Zwar sind die Ursachen für die Störung noch nicht ganz erforscht, jedoch gibt es einige Faktoren, die die Entstehung fördern:

  • Krankheiten: Das Verhalten kann durch verschiedene Krankheiten wie einen Wurmbefall (Spulwürmer), Coliinfektion, Mykoplasmen oder Kokzidien ausgelöst werden. Bei Verdacht können Kotproben und Blutuntersuchungen Antworten liefern.
  • Haltung: Interessant ist, dass bei viel direkter Lichteinstrahlung dieses Phänomen verstärkt auftritt.
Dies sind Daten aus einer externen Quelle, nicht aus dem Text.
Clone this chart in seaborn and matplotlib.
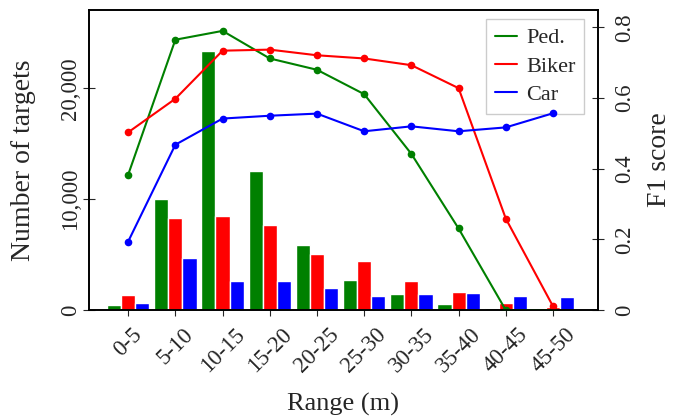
import matplotlib
matplotlib.use("Agg")
import matplotlib.pyplot as plt
from matplotlib.lines import Line2D
from matplotlib.ticker import FuncFormatter
import numpy as np
import pandas as pd
import seaborn as sns

ranges = ["0-5", "5-10", "10-15", "15-20", "20-25", "25-30", "30-35", "35-40", "40-45", "45-50"]
classes = ["Ped.", "Biker", "Car"]
colors = ["green", "red", "blue"]

# number of targets per range bin
ped_counts = [480, 10000, 23400, 12500, 5850, 2700, 1450, 550, 200, 0]
biker_counts = [1350, 8350, 8450, 7650, 5100, 4400, 2600, 1650, 650, 300]
car_counts = [650, 4700, 2600, 2600, 2000, 1300, 1450, 1550, 1300, 1200]

# F1 score per range bin
ped_f1 = [0.383, 0.765, 0.79, 0.712, 0.68, 0.611, 0.442, 0.231, 0.0, 0.0]
biker_f1 = [0.503, 0.598, 0.734, 0.737, 0.721, 0.712, 0.693, 0.628, 0.259, 0.011]
car_f1 = [0.194, 0.468, 0.542, 0.55, 0.556, 0.506, 0.52, 0.506, 0.517, 0.557]

counts = pd.DataFrame({"range": ranges * 3,
                       "cls": np.repeat(classes, len(ranges)),
                       "targets": ped_counts + biker_counts + car_counts})
f1 = pd.DataFrame({"pos": list(range(len(ranges))) * 3,
                   "cls": np.repeat(classes, len(ranges)),
                   "f1": ped_f1 + biker_f1 + car_f1})

sns.set_style("ticks")
plt.rcParams["font.family"] = ["Liberation Serif", "DejaVu Serif"]
plt.rcParams["font.size"] = 16

fig = plt.figure(figsize=(6.74, 4.18), dpi=100)
ax = fig.add_axes([0.132, 0.258, 0.755, 0.718])
sns.barplot(data=counts, x="range", y="targets", hue="cls", hue_order=classes,
            palette=colors, width=0.9, saturation=1, legend=False, ax=ax)
ax.set_xlim(-0.83, 9.95)
ax.set_ylim(0, 27050)
ax.set_yticks([0, 10000, 20000])
ax.yaxis.set_major_formatter(FuncFormatter(lambda v, p: f"{int(v):,}"))
ax.set_xlabel("Range (m)", fontsize=19, labelpad=12)
ax.set_ylabel("Number of targets", fontsize=20, labelpad=17)
ax.tick_params(axis="y", direction="inout", length=8, labelsize=16.5, labelrotation=90, pad=2)
ax.tick_params(axis="x", direction="out", length=4, labelsize=16.5, pad=6)
for lab in ax.get_yticklabels():
    lab.set_va("center")
for lab in ax.get_xticklabels():
    lab.set_rotation(45)
    lab.set_ha("center")

# legend sits on the bar axes so the F1 lines are drawn over it
handles = [Line2D([0], [0], color=c, lw=1.5) for c in colors]
leg = ax.legend(handles, classes, loc="upper right", fontsize=16, handlelength=1.0,
                handletextpad=0.4, borderpad=0.4, labelspacing=0.35, fancybox=False,
                framealpha=1, bbox_to_anchor=(0.995, 1.007))
leg.get_frame().set_edgecolor("#cccccc")

ax2 = ax.twinx()
sns.lineplot(data=f1, x="pos", y="f1", hue="cls", hue_order=classes, palette=colors,
             marker="o", markersize=5.5, markeredgewidth=0, linewidth=1.5,
             legend=False, ax=ax2)
ax2.set_ylim(0, 0.849)
ax2.set_yticks([0, 0.2, 0.4, 0.6, 0.8])
ax2.yaxis.set_major_formatter(FuncFormatter(lambda v, p: "0" if v == 0 else f"{v:.1f}"))
ax2.set_ylabel("F1 score", fontsize=20, labelpad=8)
ax2.tick_params(axis="y", direction="inout", length=8, labelsize=16.5, labelrotation=90, pad=8)
for lab in ax2.get_yticklabels():
    lab.set_va("center")

for a in (ax, ax2):
    for s in a.spines.values():
        s.set_visible(True)
        s.set_color("black")
        s.set_linewidth(1.2)

fig.savefig("out.png", dpi=100)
Besonders der Legebereich der Hennen soll möglichst dunkel und unauffällig sein, um Kloakenkannibalismus zu vermeiden. Denn wenn die Kloake nicht beleuchtet ist, ist sie weniger attraktiv. Tatsächlich spielt die Feuchtigkeit im Stall auch eine Rolle, denn feuchte Einstreu oder zu warme Stalluft begünstigen die Störung. Außerdem sollte ausreichend Auslauf gegeben sein, denn auf engem Raum kommt es gelegentlich zu Zankereien.
  • Fütterung: Wichtig ist das Vermeiden von verunreinigtem Futter oder etwa unreinem Wasser. Außerdem sollte die Ernährung genug Magnesium und Eiweiß enthalten. Auch eine feine Futterstruktur oder ein Mangel an Grit können negative Folgen haben.
Mit einer ausgewogenen Ernährung lässt sich Verhaltensstörungen vorbeugen.

Maßnahmen

Der erste Schritt ist das Separieren von gesunden und gestörten Hühnern und die Ermittlung einer möglichen Ursache. Damit die Opfertiere heilen können, muss darauf geachtet werden, dass das kannibalistische Huhn keinen Reizen ausgesetzt ist. Eine Möglichkeit ist die Verwendung von Blauspray am Huhn, wobei so die Wunden desinfiziert werden. Außerdem verschwindet so die rote attraktive Farbe um die Kloake. Des Weiteren gibt es Kannibal-Sprays, die das kannibalistische Huhn durch einen unangenehmen Geruch vom Opfer fernhalten.

Ebenfalls können Halter*innen die Fenster rot streichen und für gelb-rotes Licht im Stall sorgen. Empfehlenswert ist auch das Einrichten von Zonen im Stall – z.B. Freiflächen, Ruheorte, Legeplätze, Futterorte etc. Eine der wichtigsten Maßnahmen ist jedoch die Einhaltung von Hygienemaßnahmen. Sowohl der Stall als auch der Auslauf sind unbedingt sauber zu halten. So können Infektionen über Wunden vermieden werden.

Heilung

Sofern die Opfer des Kannibalismus am Leben bleiben, können Besitzer*innen durch die genannten Maßnahmen die Heilung begünstigen und die Tiere bald wieder normal beobachten.

Bei kannibalistischen Hühnern gibt es zwei Möglichkeiten: Entweder sie heilen von selbst und legen das gestörte Verhalten alleine wieder ab oder es muss den anderen Tieren gegenüber dem Leid ein Ende gesetzt werden und das betroffene Huhn erlöst werden.